Exercise goal:
Output the data word for word, dropping every image.

───── Information supplied ─────

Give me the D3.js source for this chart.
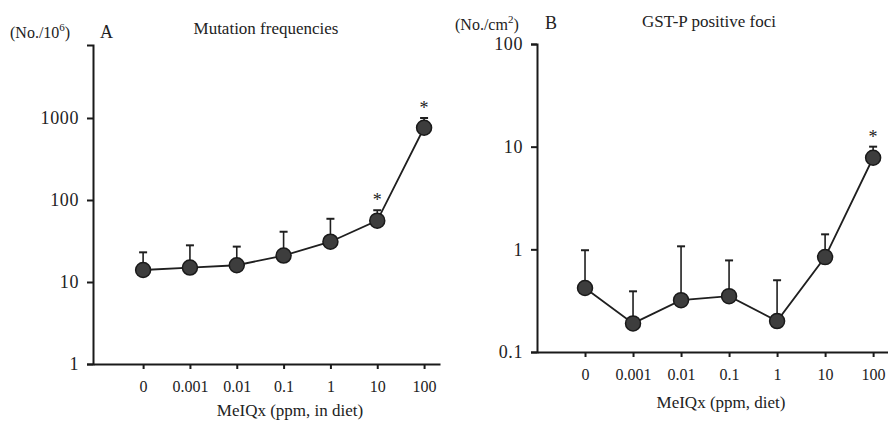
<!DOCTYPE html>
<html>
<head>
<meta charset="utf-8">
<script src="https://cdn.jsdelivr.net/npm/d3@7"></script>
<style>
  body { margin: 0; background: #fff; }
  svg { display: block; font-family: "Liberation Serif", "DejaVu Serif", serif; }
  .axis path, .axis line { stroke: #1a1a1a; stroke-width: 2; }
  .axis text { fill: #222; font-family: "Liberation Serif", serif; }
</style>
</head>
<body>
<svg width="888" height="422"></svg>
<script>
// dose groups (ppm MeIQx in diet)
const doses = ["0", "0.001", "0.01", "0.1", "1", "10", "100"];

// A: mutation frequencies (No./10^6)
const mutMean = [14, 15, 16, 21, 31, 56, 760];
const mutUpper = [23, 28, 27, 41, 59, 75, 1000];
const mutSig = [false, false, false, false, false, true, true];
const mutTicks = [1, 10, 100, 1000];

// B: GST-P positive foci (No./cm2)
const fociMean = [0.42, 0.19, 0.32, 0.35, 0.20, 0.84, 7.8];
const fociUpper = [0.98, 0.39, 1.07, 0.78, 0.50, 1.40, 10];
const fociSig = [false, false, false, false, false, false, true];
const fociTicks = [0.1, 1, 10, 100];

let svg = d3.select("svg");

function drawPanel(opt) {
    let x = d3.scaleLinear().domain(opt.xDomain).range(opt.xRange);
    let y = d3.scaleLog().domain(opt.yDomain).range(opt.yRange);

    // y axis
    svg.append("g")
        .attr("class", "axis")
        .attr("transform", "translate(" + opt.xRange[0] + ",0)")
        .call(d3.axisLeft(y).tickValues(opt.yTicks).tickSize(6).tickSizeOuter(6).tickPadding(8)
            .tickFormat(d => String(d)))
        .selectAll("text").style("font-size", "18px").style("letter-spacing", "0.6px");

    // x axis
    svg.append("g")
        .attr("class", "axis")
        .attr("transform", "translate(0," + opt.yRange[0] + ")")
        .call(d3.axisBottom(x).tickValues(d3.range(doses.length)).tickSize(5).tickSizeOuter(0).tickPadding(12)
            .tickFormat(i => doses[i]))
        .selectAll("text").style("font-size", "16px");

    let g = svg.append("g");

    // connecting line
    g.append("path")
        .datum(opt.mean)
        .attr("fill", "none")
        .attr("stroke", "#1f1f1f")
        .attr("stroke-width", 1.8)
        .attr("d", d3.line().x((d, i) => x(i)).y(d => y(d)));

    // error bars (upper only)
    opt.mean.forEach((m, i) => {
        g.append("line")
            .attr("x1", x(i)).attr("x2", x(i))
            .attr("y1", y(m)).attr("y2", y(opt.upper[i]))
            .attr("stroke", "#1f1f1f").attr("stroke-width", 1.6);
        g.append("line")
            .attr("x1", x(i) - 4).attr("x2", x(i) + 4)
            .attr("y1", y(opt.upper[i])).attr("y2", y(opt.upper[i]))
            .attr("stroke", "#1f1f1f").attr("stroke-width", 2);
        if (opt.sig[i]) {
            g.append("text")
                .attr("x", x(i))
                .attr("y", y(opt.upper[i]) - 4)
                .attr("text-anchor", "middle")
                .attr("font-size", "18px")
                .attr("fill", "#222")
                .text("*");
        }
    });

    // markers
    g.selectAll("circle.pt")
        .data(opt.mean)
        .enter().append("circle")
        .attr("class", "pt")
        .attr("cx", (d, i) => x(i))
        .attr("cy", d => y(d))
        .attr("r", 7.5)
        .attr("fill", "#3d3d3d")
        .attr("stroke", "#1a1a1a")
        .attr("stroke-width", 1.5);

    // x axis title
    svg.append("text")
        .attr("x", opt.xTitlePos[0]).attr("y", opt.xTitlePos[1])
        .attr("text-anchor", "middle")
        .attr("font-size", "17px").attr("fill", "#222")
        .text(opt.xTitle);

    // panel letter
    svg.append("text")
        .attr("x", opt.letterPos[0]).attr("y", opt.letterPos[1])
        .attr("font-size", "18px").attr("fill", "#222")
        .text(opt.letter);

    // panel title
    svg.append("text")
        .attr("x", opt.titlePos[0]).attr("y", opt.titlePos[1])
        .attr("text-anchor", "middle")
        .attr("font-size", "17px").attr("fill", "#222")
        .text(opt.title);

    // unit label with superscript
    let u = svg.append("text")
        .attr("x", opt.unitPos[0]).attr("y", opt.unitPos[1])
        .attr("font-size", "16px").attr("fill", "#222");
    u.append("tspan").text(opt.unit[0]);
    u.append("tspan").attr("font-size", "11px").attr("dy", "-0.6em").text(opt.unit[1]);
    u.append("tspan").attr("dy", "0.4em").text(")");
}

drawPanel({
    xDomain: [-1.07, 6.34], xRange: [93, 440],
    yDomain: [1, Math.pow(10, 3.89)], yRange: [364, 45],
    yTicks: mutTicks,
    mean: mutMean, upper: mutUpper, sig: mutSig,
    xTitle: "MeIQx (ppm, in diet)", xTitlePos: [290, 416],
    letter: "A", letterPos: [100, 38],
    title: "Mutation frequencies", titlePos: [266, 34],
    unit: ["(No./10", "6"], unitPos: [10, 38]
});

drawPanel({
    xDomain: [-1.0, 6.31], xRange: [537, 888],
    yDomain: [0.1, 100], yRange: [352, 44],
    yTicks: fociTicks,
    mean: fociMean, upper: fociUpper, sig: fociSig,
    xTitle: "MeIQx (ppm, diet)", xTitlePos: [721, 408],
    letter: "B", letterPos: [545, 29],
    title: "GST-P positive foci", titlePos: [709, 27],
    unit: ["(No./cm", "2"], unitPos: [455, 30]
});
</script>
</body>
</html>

─────

Answer to the problem:
Give me the D3.js source for this chart.
<!DOCTYPE html>
<html>
<head>
<meta charset="utf-8">
<script src="https://cdn.jsdelivr.net/npm/d3@7"></script>
<style>
  body { margin: 0; background: #fff; }
  svg { display: block; font-family: "Liberation Serif", "DejaVu Serif", serif; }
  .axis path, .axis line { stroke: #1a1a1a; stroke-width: 2; }
  .axis text { fill: #222; font-family: "Liberation Serif", serif; }
</style>
</head>
<body>
<svg width="888" height="422"></svg>
<script>
// dose groups (ppm MeIQx in diet)
const doses = ["0", "0.001", "0.01", "0.1", "1", "10", "100"];

// A: mutation frequencies (No./10^6)
const mutMean = [14, 15, 16, 21, 31, 56, 760];
const mutUpper = [23, 28, 27, 41, 59, 75, 1000];
const mutSig = [false, false, false, false, false, true, true];
const mutTicks = [1, 10, 100, 1000];

// B: GST-P positive foci (No./cm2)
const fociMean = [0.42, 0.19, 0.32, 0.35, 0.20, 0.84, 7.8];
const fociUpper = [0.98, 0.39, 1.07, 0.78, 0.50, 1.40, 10];
const fociSig = [false, false, false, false, false, false, true];
const fociTicks = [0.1, 1, 10, 100];

let svg = d3.select("svg");

function drawPanel(opt) {
    let x = d3.scaleLinear().domain(opt.xDomain).range(opt.xRange);
    let y = d3.scaleLog().domain(opt.yDomain).range(opt.yRange);

    // y axis
    svg.append("g")
        .attr("class", "axis")
        .attr("transform", "translate(" + opt.xRange[0] + ",0)")
        .call(d3.axisLeft(y).tickValues(opt.yTicks).tickSize(6).tickSizeOuter(6).tickPadding(8)
            .tickFormat(d => String(d)))
        .selectAll("text").style("font-size", "18px").style("letter-spacing", "0.6px");

    // x axis
    svg.append("g")
        .attr("class", "axis")
        .attr("transform", "translate(0," + opt.yRange[0] + ")")
        .call(d3.axisBottom(x).tickValues(d3.range(doses.length)).tickSize(5).tickSizeOuter(0).tickPadding(12)
            .tickFormat(i => doses[i]))
        .selectAll("text").style("font-size", "16px");

    let g = svg.append("g");

    // connecting line
    g.append("path")
        .datum(opt.mean)
        .attr("fill", "none")
        .attr("stroke", "#1f1f1f")
        .attr("stroke-width", 1.8)
        .attr("d", d3.line().x((d, i) => x(i)).y(d => y(d)));

    // error bars (upper only)
    opt.mean.forEach((m, i) => {
        g.append("line")
            .attr("x1", x(i)).attr("x2", x(i))
            .attr("y1", y(m)).attr("y2", y(opt.upper[i]))
            .attr("stroke", "#1f1f1f").attr("stroke-width", 1.6);
        g.append("line")
            .attr("x1", x(i) - 4).attr("x2", x(i) + 4)
            .attr("y1", y(opt.upper[i])).attr("y2", y(opt.upper[i]))
            .attr("stroke", "#1f1f1f").attr("stroke-width", 2);
        if (opt.sig[i]) {
            g.append("text")
                .attr("x", x(i))
                .attr("y", y(opt.upper[i]) - 4)
                .attr("text-anchor", "middle")
                .attr("font-size", "18px")
                .attr("fill", "#222")
                .text("*");
        }
    });

    // markers
    g.selectAll("circle.pt")
        .data(opt.mean)
        .enter().append("circle")
        .attr("class", "pt")
        .attr("cx", (d, i) => x(i))
        .attr("cy", d => y(d))
        .attr("r", 7.5)
        .attr("fill", "#3d3d3d")
        .attr("stroke", "#1a1a1a")
        .attr("stroke-width", 1.5);

    // x axis title
    svg.append("text")
        .attr("x", opt.xTitlePos[0]).attr("y", opt.xTitlePos[1])
        .attr("text-anchor", "middle")
        .attr("font-size", "17px").attr("fill", "#222")
        .text(opt.xTitle);

    // panel letter
    svg.append("text")
        .attr("x", opt.letterPos[0]).attr("y", opt.letterPos[1])
        .attr("font-size", "18px").attr("fill", "#222")
        .text(opt.letter);

    // panel title
    svg.append("text")
        .attr("x", opt.titlePos[0]).attr("y", opt.titlePos[1])
        .attr("text-anchor", "middle")
        .attr("font-size", "17px").attr("fill", "#222")
        .text(opt.title);

    // unit label with superscript
    let u = svg.append("text")
        .attr("x", opt.unitPos[0]).attr("y", opt.unitPos[1])
        .attr("font-size", "16px").attr("fill", "#222");
    u.append("tspan").text(opt.unit[0]);
    u.append("tspan").attr("font-size", "11px").attr("dy", "-0.6em").text(opt.unit[1]);
    u.append("tspan").attr("dy", "0.4em").text(")");
}

drawPanel({
    xDomain: [-1.07, 6.34], xRange: [93, 440],
    yDomain: [1, Math.pow(10, 3.89)], yRange: [364, 45],
    yTicks: mutTicks,
    mean: mutMean, upper: mutUpper, sig: mutSig,
    xTitle: "MeIQx (ppm, in diet)", xTitlePos: [290, 416],
    letter: "A", letterPos: [100, 38],
    title: "Mutation frequencies", titlePos: [266, 34],
    unit: ["(No./10", "6"], unitPos: [10, 38]
});

drawPanel({
    xDomain: [-1.0, 6.31], xRange: [537, 888],
    yDomain: [0.1, 100], yRange: [352, 44],
    yTicks: fociTicks,
    mean: fociMean, upper: fociUpper, sig: fociSig,
    xTitle: "MeIQx (ppm, diet)", xTitlePos: [721, 408],
    letter: "B", letterPos: [545, 29],
    title: "GST-P positive foci", titlePos: [709, 27],
    unit: ["(No./cm", "2"], unitPos: [455, 30]
});
</script>
</body>
</html>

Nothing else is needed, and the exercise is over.